* Description of the task
Count every line that has the word "with" in it; give no more than the number.

* Excerpted records
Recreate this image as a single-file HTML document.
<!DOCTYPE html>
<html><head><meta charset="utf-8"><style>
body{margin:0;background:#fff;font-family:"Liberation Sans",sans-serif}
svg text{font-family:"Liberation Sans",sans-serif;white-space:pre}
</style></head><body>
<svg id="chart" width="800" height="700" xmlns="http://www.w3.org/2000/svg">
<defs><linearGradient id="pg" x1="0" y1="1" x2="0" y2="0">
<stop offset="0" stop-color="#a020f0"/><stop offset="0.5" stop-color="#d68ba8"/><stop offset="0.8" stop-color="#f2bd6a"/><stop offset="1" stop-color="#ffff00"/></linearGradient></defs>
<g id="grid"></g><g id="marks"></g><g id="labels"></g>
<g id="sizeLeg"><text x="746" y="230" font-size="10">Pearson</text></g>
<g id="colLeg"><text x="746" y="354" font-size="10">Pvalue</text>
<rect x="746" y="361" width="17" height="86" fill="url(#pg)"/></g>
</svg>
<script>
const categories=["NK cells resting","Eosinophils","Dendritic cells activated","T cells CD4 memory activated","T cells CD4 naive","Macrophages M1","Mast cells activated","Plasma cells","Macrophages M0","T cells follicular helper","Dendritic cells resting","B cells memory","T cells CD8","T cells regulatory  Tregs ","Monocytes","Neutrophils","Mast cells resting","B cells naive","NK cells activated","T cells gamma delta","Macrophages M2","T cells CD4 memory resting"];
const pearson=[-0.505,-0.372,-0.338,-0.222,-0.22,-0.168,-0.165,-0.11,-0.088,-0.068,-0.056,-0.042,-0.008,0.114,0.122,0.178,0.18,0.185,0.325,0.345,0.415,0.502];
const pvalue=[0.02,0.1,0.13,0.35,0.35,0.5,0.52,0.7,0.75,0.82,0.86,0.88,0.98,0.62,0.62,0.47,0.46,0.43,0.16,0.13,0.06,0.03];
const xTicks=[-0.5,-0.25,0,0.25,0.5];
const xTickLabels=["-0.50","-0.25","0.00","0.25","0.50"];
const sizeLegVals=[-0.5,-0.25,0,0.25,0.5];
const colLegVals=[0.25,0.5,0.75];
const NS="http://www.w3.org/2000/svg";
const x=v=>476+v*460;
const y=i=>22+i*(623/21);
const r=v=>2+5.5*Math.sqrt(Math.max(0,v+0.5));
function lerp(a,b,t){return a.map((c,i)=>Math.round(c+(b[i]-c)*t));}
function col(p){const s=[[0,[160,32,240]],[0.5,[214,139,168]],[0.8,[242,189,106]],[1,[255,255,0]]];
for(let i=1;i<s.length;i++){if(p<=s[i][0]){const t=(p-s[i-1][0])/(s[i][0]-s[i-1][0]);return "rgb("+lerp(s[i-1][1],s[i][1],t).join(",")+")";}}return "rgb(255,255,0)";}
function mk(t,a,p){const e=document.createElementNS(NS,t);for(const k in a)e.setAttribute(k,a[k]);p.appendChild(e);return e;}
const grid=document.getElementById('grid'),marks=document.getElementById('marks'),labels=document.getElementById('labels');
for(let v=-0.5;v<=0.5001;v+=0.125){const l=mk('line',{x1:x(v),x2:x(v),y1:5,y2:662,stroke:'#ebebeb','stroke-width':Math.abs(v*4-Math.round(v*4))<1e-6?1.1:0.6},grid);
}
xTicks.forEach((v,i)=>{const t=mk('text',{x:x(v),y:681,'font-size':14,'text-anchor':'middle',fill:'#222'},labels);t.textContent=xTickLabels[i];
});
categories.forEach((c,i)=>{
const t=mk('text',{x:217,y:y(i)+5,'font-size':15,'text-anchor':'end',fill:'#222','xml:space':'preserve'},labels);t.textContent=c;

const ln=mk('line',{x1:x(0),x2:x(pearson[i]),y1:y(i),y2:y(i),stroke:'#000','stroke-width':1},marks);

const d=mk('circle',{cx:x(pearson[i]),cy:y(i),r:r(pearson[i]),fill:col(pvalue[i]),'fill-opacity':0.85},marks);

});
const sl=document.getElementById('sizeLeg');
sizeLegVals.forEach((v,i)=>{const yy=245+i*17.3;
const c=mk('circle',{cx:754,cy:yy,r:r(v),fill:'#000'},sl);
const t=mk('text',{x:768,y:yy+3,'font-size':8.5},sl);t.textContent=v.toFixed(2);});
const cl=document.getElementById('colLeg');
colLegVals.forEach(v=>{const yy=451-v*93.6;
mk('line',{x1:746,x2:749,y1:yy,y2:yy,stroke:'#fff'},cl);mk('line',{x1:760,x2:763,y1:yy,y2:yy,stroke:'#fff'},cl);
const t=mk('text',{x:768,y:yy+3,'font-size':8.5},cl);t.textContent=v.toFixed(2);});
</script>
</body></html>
...
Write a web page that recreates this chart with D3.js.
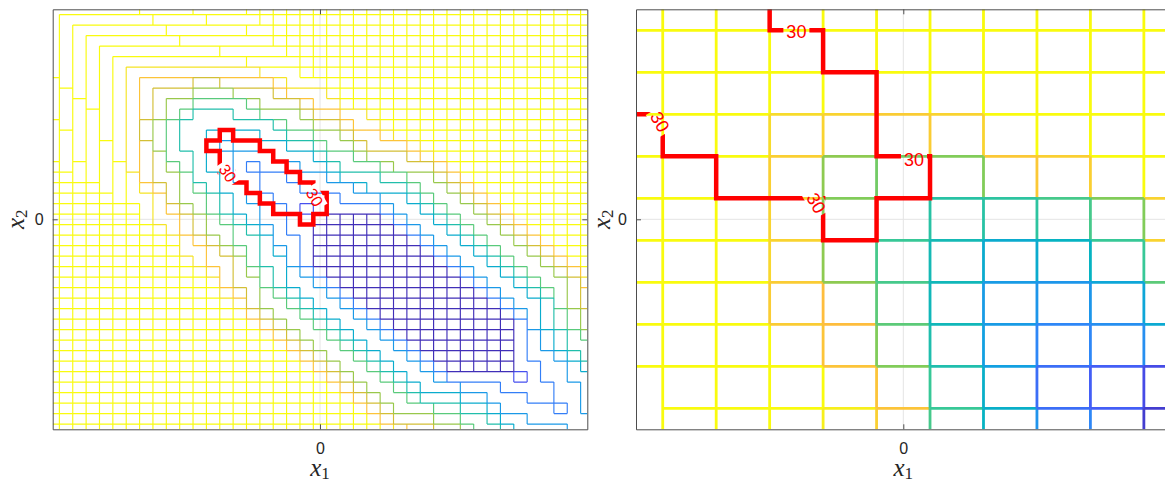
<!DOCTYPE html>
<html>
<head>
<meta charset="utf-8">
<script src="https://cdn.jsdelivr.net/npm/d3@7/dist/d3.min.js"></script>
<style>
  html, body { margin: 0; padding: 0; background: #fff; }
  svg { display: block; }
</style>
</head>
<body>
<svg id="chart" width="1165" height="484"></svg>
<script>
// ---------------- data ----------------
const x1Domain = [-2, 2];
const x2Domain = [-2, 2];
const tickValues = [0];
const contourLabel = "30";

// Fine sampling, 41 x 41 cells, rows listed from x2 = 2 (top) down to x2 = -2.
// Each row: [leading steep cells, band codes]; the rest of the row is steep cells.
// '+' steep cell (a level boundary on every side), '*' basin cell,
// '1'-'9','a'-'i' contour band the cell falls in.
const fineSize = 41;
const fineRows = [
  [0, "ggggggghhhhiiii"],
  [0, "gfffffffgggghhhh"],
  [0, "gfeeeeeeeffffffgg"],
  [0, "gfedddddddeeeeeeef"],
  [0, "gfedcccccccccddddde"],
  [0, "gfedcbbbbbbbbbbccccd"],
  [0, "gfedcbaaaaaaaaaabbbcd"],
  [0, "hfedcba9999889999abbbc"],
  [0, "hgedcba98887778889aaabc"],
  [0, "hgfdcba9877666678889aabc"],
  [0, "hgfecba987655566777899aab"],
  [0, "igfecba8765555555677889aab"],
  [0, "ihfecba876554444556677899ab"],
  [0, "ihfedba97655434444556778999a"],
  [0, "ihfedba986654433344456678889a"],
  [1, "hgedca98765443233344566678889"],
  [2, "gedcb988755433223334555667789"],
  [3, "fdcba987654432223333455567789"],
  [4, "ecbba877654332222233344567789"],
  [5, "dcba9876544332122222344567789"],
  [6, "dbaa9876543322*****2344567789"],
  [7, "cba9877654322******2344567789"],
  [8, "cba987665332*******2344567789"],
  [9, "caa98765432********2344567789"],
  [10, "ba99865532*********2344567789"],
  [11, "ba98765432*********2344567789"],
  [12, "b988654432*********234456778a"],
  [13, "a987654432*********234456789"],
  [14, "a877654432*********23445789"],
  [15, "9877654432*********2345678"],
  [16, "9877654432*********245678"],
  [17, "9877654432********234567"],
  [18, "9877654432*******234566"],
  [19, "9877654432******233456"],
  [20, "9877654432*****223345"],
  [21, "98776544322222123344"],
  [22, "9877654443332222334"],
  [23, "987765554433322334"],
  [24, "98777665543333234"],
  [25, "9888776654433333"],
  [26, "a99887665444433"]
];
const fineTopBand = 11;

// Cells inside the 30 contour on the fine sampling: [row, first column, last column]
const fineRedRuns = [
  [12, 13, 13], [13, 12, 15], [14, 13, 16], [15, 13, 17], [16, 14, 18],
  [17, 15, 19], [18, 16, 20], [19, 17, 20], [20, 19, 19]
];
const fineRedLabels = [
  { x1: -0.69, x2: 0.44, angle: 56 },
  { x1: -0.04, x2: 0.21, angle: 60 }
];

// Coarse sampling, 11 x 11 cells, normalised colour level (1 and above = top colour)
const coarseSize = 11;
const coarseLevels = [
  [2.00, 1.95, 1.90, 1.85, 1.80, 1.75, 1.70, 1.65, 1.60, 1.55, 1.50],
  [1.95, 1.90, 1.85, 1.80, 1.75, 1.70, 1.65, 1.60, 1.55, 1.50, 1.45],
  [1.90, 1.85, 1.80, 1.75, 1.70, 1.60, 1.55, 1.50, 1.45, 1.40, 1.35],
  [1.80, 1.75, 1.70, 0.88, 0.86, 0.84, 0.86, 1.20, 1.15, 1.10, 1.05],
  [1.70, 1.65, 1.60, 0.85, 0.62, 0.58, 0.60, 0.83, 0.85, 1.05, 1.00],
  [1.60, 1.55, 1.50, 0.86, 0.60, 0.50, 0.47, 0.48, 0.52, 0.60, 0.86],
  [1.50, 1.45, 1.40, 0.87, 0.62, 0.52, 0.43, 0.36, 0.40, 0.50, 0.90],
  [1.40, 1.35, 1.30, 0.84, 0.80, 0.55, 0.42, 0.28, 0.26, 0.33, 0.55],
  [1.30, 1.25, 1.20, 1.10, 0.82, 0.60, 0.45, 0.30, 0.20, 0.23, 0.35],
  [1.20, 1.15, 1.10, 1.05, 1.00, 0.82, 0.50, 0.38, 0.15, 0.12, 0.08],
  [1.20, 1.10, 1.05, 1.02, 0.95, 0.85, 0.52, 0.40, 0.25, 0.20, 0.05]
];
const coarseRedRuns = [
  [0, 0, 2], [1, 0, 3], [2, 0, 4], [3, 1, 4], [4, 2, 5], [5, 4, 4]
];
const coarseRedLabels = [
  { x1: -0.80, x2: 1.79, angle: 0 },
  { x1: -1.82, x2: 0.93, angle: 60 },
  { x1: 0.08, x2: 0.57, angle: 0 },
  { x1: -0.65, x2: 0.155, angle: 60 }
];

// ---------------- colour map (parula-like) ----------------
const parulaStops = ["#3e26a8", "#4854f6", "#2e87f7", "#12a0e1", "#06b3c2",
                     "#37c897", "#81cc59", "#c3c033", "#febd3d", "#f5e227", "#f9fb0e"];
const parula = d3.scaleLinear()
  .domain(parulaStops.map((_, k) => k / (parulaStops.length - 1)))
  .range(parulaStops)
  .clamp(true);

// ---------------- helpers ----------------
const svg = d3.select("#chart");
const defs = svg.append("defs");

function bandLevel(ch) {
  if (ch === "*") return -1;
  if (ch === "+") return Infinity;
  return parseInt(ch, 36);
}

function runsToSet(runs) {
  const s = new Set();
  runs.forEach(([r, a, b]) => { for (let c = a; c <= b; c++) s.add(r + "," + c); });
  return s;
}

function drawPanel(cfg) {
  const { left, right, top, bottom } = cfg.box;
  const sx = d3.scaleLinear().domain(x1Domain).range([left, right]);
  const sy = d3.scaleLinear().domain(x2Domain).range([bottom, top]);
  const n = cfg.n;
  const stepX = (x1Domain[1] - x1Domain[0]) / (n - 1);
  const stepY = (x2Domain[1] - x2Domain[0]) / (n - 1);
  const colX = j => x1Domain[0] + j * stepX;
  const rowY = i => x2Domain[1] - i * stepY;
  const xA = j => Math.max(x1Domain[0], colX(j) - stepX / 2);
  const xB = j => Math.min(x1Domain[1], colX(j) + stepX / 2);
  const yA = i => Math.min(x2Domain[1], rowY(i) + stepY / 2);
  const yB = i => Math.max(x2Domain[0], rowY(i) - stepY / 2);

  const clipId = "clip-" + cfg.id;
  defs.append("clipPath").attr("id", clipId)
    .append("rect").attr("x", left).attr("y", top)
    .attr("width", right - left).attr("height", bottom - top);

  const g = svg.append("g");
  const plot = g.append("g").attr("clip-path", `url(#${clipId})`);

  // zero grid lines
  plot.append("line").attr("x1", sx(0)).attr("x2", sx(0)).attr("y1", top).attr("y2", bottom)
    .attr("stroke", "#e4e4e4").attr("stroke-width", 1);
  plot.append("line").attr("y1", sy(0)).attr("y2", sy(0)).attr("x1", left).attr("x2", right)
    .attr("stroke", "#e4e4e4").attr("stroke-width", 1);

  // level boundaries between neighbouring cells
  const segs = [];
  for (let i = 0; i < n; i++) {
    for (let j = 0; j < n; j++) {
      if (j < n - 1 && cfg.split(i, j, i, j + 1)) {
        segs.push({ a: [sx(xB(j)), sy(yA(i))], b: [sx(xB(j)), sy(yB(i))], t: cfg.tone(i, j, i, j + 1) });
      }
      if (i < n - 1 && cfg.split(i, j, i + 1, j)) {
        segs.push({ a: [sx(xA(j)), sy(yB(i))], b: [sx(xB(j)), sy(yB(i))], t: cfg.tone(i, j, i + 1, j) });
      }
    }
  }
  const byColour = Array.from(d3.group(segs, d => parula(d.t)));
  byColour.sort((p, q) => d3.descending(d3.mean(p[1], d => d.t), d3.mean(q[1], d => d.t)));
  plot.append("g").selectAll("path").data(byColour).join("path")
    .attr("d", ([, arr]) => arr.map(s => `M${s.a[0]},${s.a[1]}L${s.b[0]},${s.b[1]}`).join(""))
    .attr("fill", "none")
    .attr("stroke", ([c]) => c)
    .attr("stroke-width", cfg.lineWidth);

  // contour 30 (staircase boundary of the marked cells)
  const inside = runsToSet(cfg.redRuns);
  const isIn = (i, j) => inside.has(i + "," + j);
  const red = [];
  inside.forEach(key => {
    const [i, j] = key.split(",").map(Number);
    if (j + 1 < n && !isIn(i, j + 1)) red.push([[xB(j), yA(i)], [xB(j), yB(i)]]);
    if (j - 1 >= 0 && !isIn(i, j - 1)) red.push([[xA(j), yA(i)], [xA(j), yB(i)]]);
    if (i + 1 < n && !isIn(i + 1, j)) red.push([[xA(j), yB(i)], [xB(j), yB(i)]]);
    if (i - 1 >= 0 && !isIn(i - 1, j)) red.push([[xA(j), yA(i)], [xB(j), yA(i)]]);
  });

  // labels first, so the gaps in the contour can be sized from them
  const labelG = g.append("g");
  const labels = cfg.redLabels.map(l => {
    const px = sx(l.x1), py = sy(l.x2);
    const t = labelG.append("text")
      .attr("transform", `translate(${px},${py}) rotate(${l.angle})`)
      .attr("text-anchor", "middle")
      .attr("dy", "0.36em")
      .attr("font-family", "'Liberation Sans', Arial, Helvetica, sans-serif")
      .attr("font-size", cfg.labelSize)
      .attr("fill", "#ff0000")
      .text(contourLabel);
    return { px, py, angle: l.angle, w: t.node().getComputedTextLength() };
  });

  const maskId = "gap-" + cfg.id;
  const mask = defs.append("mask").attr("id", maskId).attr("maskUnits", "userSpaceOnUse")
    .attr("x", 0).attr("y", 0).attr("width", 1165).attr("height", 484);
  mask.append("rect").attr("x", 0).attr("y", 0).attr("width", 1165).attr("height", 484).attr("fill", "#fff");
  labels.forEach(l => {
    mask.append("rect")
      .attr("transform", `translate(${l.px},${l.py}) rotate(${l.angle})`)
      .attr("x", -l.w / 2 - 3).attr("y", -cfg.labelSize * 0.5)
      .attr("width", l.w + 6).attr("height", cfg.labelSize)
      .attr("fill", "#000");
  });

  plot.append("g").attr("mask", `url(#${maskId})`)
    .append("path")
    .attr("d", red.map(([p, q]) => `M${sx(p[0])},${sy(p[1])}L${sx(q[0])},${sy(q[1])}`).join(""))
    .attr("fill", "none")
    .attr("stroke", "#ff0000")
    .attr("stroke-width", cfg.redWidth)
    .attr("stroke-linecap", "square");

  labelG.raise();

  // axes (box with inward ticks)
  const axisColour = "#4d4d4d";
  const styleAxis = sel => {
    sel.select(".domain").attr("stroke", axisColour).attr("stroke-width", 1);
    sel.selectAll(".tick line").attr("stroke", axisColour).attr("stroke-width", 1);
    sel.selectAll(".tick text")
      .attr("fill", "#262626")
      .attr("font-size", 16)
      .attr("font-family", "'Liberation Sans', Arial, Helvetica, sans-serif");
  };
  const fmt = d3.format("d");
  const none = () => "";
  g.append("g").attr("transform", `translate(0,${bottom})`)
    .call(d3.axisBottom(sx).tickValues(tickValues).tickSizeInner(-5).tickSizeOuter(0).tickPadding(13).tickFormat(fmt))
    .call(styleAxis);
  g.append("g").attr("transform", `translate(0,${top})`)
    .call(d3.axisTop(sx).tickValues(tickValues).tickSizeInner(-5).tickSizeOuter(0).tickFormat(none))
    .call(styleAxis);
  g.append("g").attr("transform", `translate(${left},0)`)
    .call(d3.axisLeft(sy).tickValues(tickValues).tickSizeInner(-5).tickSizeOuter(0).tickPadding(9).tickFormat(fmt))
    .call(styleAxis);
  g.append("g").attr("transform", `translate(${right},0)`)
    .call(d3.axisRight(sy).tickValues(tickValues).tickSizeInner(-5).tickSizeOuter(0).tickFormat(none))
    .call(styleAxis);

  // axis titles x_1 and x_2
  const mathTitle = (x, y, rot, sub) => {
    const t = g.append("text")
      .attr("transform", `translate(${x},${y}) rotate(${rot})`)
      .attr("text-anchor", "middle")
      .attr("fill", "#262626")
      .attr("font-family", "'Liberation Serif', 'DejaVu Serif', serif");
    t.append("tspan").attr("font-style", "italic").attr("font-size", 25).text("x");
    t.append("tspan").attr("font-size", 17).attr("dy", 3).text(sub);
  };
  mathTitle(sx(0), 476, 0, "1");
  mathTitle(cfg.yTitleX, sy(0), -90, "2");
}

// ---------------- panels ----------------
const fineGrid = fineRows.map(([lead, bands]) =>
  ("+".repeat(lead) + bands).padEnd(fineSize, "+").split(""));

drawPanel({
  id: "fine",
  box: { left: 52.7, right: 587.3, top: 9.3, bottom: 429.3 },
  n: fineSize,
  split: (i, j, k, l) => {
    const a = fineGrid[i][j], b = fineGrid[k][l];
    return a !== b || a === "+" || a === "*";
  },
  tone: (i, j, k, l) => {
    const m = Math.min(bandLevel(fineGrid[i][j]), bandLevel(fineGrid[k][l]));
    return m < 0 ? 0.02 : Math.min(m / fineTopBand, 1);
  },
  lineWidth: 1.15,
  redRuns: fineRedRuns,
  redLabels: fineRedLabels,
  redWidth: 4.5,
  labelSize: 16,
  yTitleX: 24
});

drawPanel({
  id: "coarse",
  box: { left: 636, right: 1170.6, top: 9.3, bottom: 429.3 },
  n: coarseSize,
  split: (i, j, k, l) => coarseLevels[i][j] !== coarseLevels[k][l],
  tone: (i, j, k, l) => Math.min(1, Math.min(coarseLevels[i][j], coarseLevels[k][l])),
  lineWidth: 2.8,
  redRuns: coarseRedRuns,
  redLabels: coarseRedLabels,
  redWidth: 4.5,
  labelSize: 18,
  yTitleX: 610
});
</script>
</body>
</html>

* Finished answer
2